The story follows the entrance of Friedrich into a napola, the changes that he undergoes and the choices that he makes. Admitted because of his boxing skills, he seizes it as an opportunity to escape his poor working class situation. His best friend at the napola is the Governor's son - sensitive, caring, humane and opposed to Nazi dogma, he is obviously in the wrong place but has no choice but to fulfill his dad's wishes. As their friendship develops, Friedrich struggles between the ideology that the napola is forcing upon him and his friend's pacific beliefs.
This powerful film with excellent acting culminates on the boxing ring as Friedrich fights against the champion from another napola.
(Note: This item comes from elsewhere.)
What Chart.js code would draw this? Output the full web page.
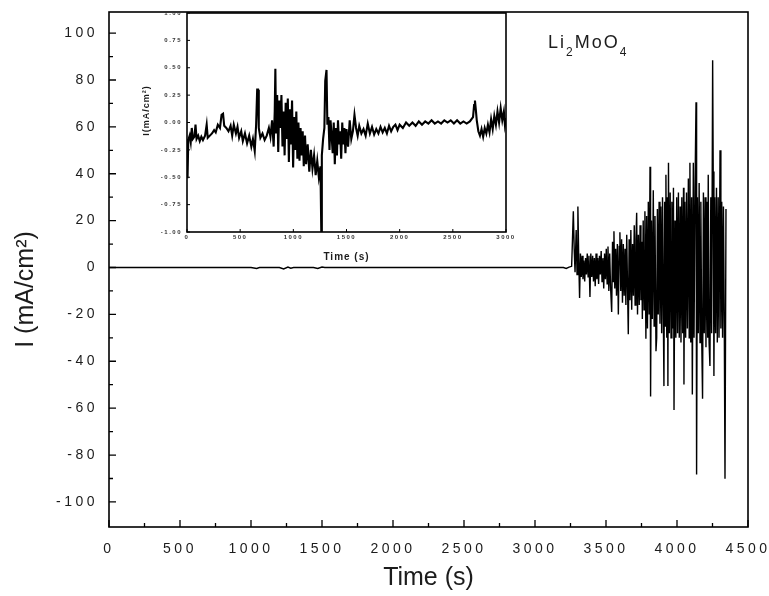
<!DOCTYPE html>
<html>
<head>
<meta charset="utf-8">
<script src="https://cdn.jsdelivr.net/npm/chart.js@4.4.1/dist/chart.umd.min.js"></script>
<style>
  html, body { margin: 0; padding: 0; background: #fff; }
  #wrap { position: relative; width: 769px; height: 596px; }
  #mainChart { position: absolute; left: 0; top: 0; }
  #insetChart { position: absolute; left: 135px; top: 5px; }
</style>
</head>
<body>
<div id="wrap">
  <canvas id="mainChart" width="769" height="596"></canvas>
  <canvas id="insetChart" width="385" height="270"></canvas>
</div>
<script>
// main trace: time (s) and current density (mA/cm2)
const mainTime = [
  0, 1000, 1040, 1060, 1200, 1230, 1260, 1280, 1300, 1440, 1470, 1500, 1520, 3200, 3220, 3240,
  3258, 3264, 3270, 3276, 3282, 3290, 3296, 3302, 3308, 3314, 3320, 3326, 3332, 3338, 3344, 3350,
  3356, 3362, 3368, 3374, 3380, 3387, 3393, 3400, 3406, 3412, 3418, 3424, 3430, 3436, 3442, 3448,
  3454, 3460, 3466, 3472, 3478, 3484, 3490, 3496, 3502, 3508, 3514, 3520, 3526, 3532, 3540, 3546,
  3552, 3556, 3562, 3568, 3574, 3580, 3587, 3593, 3598, 3604, 3610, 3616, 3622, 3628, 3634, 3640,
  3646, 3652, 3657, 3663, 3669, 3675, 3681, 3687, 3693, 3699, 3705, 3711, 3716, 3722, 3728, 3734,
  3740, 3746, 3751, 3756, 3762, 3768, 3774, 3781, 3786, 3792, 3798, 3804, 3810, 3814, 3820, 3826,
  3833, 3839, 3845, 3852, 3857, 3862, 3868, 3874, 3880, 3886, 3892, 3898, 3904, 3908, 3913, 3918,
  3922, 3928, 3932, 3936, 3940, 3946, 3952, 3958, 3964, 3970, 3975, 3979, 3986, 3992, 3998, 4004,
  4010, 4016, 4022, 4028, 4034, 4040, 4046, 4049, 4055, 4061, 4067, 4073, 4080, 4086, 4091, 4097,
  4103, 4108, 4115, 4120, 4127, 4134, 4138, 4144, 4150, 4156, 4162, 4168, 4174, 4180, 4186, 4192,
  4198, 4204, 4210, 4216, 4220, 4226, 4232, 4238, 4244, 4251, 4255, 4260, 4266, 4272, 4278, 4284,
  4290, 4296, 4303, 4309, 4315, 4321, 4327, 4333, 4338, 4345
];
const mainCurrent = [
  0, 0, -0.4, 0, 0, -0.6, 0.2, -0.3, 0, 0, -0.4, 0.2, 0, 0, -0.4, 0.2,
  0.5, 12, 24, 8, -2, 16, -3, 26, 4, -13, 6, -4, 5, -5, 3, -6,
  4, -3, 6, -4, 5, -12.6, 6, -4, 5, -6, 4, -8, 6, -5, 4, -7,
  5, -3, 7, -6, 4, -9, 6, -5, 8, -7, 9, -10, 6, -8, -19, 11,
  -6, 15.5, -9, 8, -12, 10, -20, 9, 15, -10, 12, -15, 10, -12, 8, -16,
  14, -10, -28.5, 12, -14, 16, -18, 10, -12, 18, -16, 12, 23.4, -20, 14, -16,
  18, -14, 11, -22, 20, -18, 24, -30.4, 22, -26, 28, -20, 43, -55, 20, -22,
  33, -25, 22, -35.7, -30, 25, -20, 28, -24, 26, -28, 30, -22, -50.6, 28, -25,
  39.6, -30, 30, -50.6, 44.7, -28, 32, -30, 28, -26, 34, -60.8, 20, -30, 30, -28,
  32, -30, 26, -32, 30, -28, 34, -49.9, 28, -30, 32, -26, 38, -30, 44.7, -32,
  30, -54.2, 44.7, -30, 34, 70.5, -88.3, 30, -28, 36, -32, 28, -30, -56, 32, -28,
  30, -34, 28, -30, 39.6, -32, -42, 30, -28, 88.4, 41, -46.3, 30, -28, 34, -32,
  30, -30, 50, -26, 28, -30, 26, -24, -90.1, 25
];

// inset trace (first 3000 s, zoomed current scale)
const insetTime = [
  0, 5, 12, 25, 35, 45, 55, 70, 80, 90, 105, 120, 135, 150, 170, 185,
  195, 215, 235, 255, 270, 290, 310, 325, 339, 350, 370, 390, 410, 425, 440, 460,
  475, 490, 510, 525, 545, 565, 585, 605, 620, 637, 650, 660, 668, 675, 690, 710,
  730, 750, 770, 785, 800, 815, 825, 831, 838, 848, 858, 868, 878, 888, 898, 908,
  918, 928, 938, 948, 958, 968, 978, 988, 998, 1008, 1018, 1028, 1038, 1048, 1058, 1068,
  1078, 1088, 1098, 1110, 1120, 1135, 1150, 1165, 1180, 1195, 1210, 1225, 1240, 1255, 1263, 1268,
  1280, 1292, 1300, 1312, 1320, 1330, 1340, 1350, 1360, 1370, 1380, 1390, 1400, 1410, 1420, 1430,
  1440, 1450, 1460, 1470, 1480, 1490, 1500, 1515, 1530, 1545, 1560, 1575, 1590, 1605, 1620, 1640,
  1660, 1680, 1700, 1720, 1740, 1760, 1780, 1800, 1820, 1840, 1860, 1880, 1900, 1920, 1940, 1960,
  1980, 2000, 2030, 2060, 2090, 2120, 2150, 2180, 2210, 2240, 2270, 2300, 2330, 2360, 2390, 2420,
  2450, 2480, 2510, 2540, 2570, 2600, 2630, 2660, 2690, 2700, 2708, 2716, 2725, 2740, 2755, 2770,
  2785, 2800, 2815, 2830, 2845, 2860, 2875, 2890, 2905, 2920, 2935, 2950, 2965, 2980, 2990, 3000
];
const insetCurrent = [
  -0.15, -0.51, -0.16, -0.12, -0.18, -0.05, -0.15, -0.13, -0.02, -0.15, -0.12, -0.17, -0.13, -0.16, -0.12, -0.02,
  -0.14, -0.12, -0.10, -0.07, -0.09, -0.02, -0.05, 0.07, 0.08, -0.03, -0.05, -0.08, -0.03, -0.12, -0.02, -0.10,
  -0.04, -0.14, -0.08, -0.17, -0.10, -0.19, -0.12, -0.22, -0.15, -0.26, -0.02, 0.30, 0.30, -0.05, -0.14, -0.10,
  -0.16, -0.12, -0.05, -0.13, 0.02, -0.22, 0.10, 0.49, -0.10, 0.25, -0.27, 0.20, -0.05, 0.25, -0.22, 0.10,
  -0.30, 0.18, -0.15, 0.22, -0.36, 0.12, -0.20, 0.20, -0.41, 0.05, -0.25, 0.10, -0.33, 0.00, -0.35, -0.05,
  -0.30, -0.08, -0.40, -0.12, -0.38, -0.20, -0.45, -0.25, -0.42, -0.30, -0.48, -0.35, -0.50, -0.40, -1.00, -0.30,
  -0.15, -0.05, 0.38, 0.48, -0.02, 0.05, -0.25, 0.02, -0.12, -0.28, 0.00, -0.38, -0.05, -0.30, 0.02, -0.20,
  -0.08, -0.33, 0.00, -0.20, -0.05, -0.28, -0.06, -0.22, 0.02, -0.15, -0.08, 0.07, -0.05, -0.12, -0.03, -0.10,
  -0.06, -0.12, -0.01, -0.10, -0.04, -0.11, -0.06, -0.10, -0.04, -0.09, -0.05, -0.10, -0.03, -0.08, -0.04, -0.02,
  -0.07, -0.02, -0.05, 0.00, -0.03, 0.00, -0.03, 0.01, -0.02, 0.01, -0.01, 0.02, -0.01, 0.01, -0.01, 0.02,
  0.00, 0.02, -0.01, 0.02, -0.01, 0.01, -0.01, 0.01, 0.05, 0.16, 0.20, 0.12, 0.02, -0.08, -0.12, -0.06,
  -0.13, -0.05, -0.10, -0.02, -0.09, 0.03, -0.06, 0.06, -0.02, 0.10, 0.00, 0.13, 0.02, 0.10, -0.02, 0.04
];

// tick values
const mainXTicks = [0, 500, 1000, 1500, 2000, 2500, 3000, 3500, 4000, 4500];
const mainYTicks = [-100, -80, -60, -40, -20, 0, 20, 40, 60, 80, 100];
const insetXTicks = [0, 500, 1000, 1500, 2000, 2500, 3000];
const insetYTicks = [-1, -0.75, -0.5, -0.25, 0, 0.25, 0.5, 0.75, 1];

const mainXTitle = 'Time (s)';
const mainYTitle = 'I (mA/cm²)';
const insetXTitle = 'Time (s)';
const insetYTitle = 'I(mA/cm²)';
const compound = [['Li', false], ['2', true], ['MoO', false], ['4', true]];

const ink = '#1c1c1c';

// frame, inward tick marks and letter spacing for the tick labels
const frameTicks = {
  id: 'frameTicks',
  beforeDraw(chart, args, o) {
    const { ctx, chartArea: a } = chart;
    ctx.letterSpacing = o.spacing;
    if (o.fill) {
      ctx.save();
      ctx.fillStyle = '#fff';
      ctx.fillRect(a.left, a.top, a.right - a.left, a.bottom - a.top);
      ctx.restore();
    }
  },
  afterDraw(chart, args, o) {
    const { ctx, chartArea: a, scales: { x, y } } = chart;
    ctx.save();
    ctx.letterSpacing = '0px';
    ctx.strokeStyle = '#000';
    ctx.lineWidth = o.tickWidth;
    ctx.beginPath();
    const xs = x.ticks.map(t => t.value);
    const ys = y.ticks.map(t => t.value);
    xs.forEach((v, i) => {
      const p = x.getPixelForValue(v);
      ctx.moveTo(p, a.bottom); ctx.lineTo(p, a.bottom - o.major);
      if (o.minor && i < xs.length - 1) {
        const m = x.getPixelForValue((v + xs[i + 1]) / 2);
        ctx.moveTo(m, a.bottom); ctx.lineTo(m, a.bottom - o.minor);
      }
    });
    ys.forEach((v, i) => {
      const p = y.getPixelForValue(v);
      ctx.moveTo(a.left, p); ctx.lineTo(a.left + o.major, p);
      if (o.minor && i < ys.length - 1) {
        const m = y.getPixelForValue((v + ys[i + 1]) / 2);
        ctx.moveTo(a.left, m); ctx.lineTo(a.left + o.minor, m);
      }
    });
    ctx.stroke();
    ctx.lineWidth = o.frameWidth;
    ctx.strokeRect(a.left, a.top, a.right - a.left, a.bottom - a.top);
    ctx.restore();
  }
};

// axis titles (no letter spacing)
const axisTitles = {
  id: 'axisTitles',
  afterDraw(chart, args, o) {
    const { ctx, chartArea: a } = chart;
    ctx.save();
    ctx.letterSpacing = o.spacing || '0px';
    ctx.fillStyle = ink;
    ctx.textAlign = 'center';
    ctx.textBaseline = 'middle';
    ctx.font = o.font;
    ctx.fillText(o.xText, (a.left + a.right) / 2, a.bottom + o.xGap);
    ctx.translate(a.left - o.yGap, (a.top + a.bottom) / 2 + o.yShift);
    ctx.rotate(-Math.PI / 2);
    ctx.font = o.yFont || o.font;
    ctx.fillText(o.yText, 0, 0);
    ctx.restore();
  }
};

// Li2MoO4 label with subscripts
const compoundLabel = {
  id: 'compoundLabel',
  afterDraw(chart) {
    const { ctx, chartArea: a } = chart;
    ctx.save();
    ctx.letterSpacing = '2px';
    ctx.fillStyle = ink;
    ctx.textBaseline = 'alphabetic';
    ctx.textAlign = 'left';
    let px = a.left + 439;
    const base = a.top + 36;
    compound.forEach(([s, sub]) => {
      ctx.font = sub ? '12px "Liberation Sans"' : '18px "Liberation Sans"';
      ctx.fillText(s, px, sub ? base + 8 : base);
      px += ctx.measureText(s).width;
    });
    ctx.restore();
  }
};

const fixTicks = list => scale => { scale.ticks = list.map(v => ({ value: v })); };
// fixed scale box sizes, no label overhang padding
const fixWidth = w => s => { s.width = w; s.paddingTop = 0; s.paddingBottom = 0; };
const fixHeight = h => s => { s.height = h; s.paddingLeft = 0; s.paddingRight = 0; };

new Chart(document.getElementById('mainChart'), {
  type: 'line',
  data: {
    datasets: [{
      data: mainTime.map((t, i) => ({ x: t, y: mainCurrent[i] })),
      borderColor: '#000',
      borderWidth: 1.4,
      pointRadius: 0,
      tension: 0
    }]
  },
  options: {
    responsive: false,
    animation: false,
    layout: { padding: { top: 12, right: 21, left: 0, bottom: 0 } },
    plugins: {
      legend: { display: false },
      tooltip: { enabled: false },
      frameTicks: { spacing: '3.5px', fill: false, major: 7, minor: 4, tickWidth: 1.3, frameWidth: 1.6 },
      axisTitles: { font: '25px "Liberation Sans"', xText: mainXTitle, yText: mainYTitle, xGap: 51, yGap: 83, yShift: 20 }
    },
    scales: {
      x: {
        type: 'linear', min: 0, max: 4500,
        afterBuildTicks: fixTicks(mainXTicks),
        afterFit: fixHeight(69),
        grid: { display: false, drawTicks: false }, border: { display: false },
        ticks: { autoSkip: false, maxRotation: 0, padding: 14,
                 color: ink, font: { family: 'Liberation Sans', size: 14 }, callback: v => String(v) }
      },
      y: {
        type: 'linear', min: -110.7, max: 109,
        afterBuildTicks: fixTicks(mainYTicks),
        afterFit: fixWidth(109),
        grid: { display: false, drawTicks: false }, border: { display: false },
        ticks: { autoSkip: false, padding: 11,
                 color: ink, font: { family: 'Liberation Sans', size: 14 }, callback: v => String(v) }
      }
    }
  },
  plugins: [frameTicks, axisTitles, compoundLabel]
});

new Chart(document.getElementById('insetChart'), {
  type: 'line',
  data: {
    datasets: [{
      data: insetTime.map((t, i) => ({ x: t, y: insetCurrent[i] })),
      borderColor: '#000',
      borderWidth: 2.1,
      pointRadius: 0,
      tension: 0
    }]
  },
  options: {
    responsive: false,
    animation: false,
    layout: { padding: { top: 8, right: 14, left: 0, bottom: 0 } },
    plugins: {
      legend: { display: false },
      tooltip: { enabled: false },
      frameTicks: { spacing: '1.5px', fill: true, major: 3, minor: 0, tickWidth: 1, frameWidth: 1.6 },
      axisTitles: { font: 'bold 10px "Liberation Sans"', yFont: 'bold 9px "Liberation Sans"', spacing: '1px',
                    xText: insetXTitle, yText: insetYTitle, xGap: 25, yGap: 40, yShift: -12 }
    },
    scales: {
      x: {
        type: 'linear', min: 0, max: 3000,
        afterBuildTicks: fixTicks(insetXTicks),
        afterFit: fixHeight(43),
        grid: { display: false, drawTicks: false }, border: { display: false },
        ticks: { autoSkip: false, maxRotation: 0, padding: 2,
                 color: '#333', font: { family: 'Liberation Sans', size: 6, weight: 'bold' }, callback: v => String(v) }
      },
      y: {
        type: 'linear', min: -1, max: 1,
        afterBuildTicks: fixTicks(insetYTicks),
        afterFit: fixWidth(52),
        grid: { display: false, drawTicks: false }, border: { display: false },
        ticks: { autoSkip: false, padding: 5,
                 color: '#333', font: { family: 'Liberation Sans', size: 6, weight: 'bold' }, callback: v => v.toFixed(2) }
      }
    }
  },
  plugins: [frameTicks, axisTitles]
});
</script>
</body>
</html>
The scene of the morning practice on the frozen lake left me breathless, while the ending of the grenade throwing session shook me with its passion, despair, and horror.
Another reason why I liked this movie so much is that it is made by Germans; indeed one would expect Hollywood to come up with such a story and that the outcome would be a highly emotional melodrama. I could feel the director disagreeing strongly with the Nazis, but rather than feeling shameful for what his countrymen did 60 years ago, he denounced it. Indeed, Friedrich's ultimate choice should be the choice of the new Germany.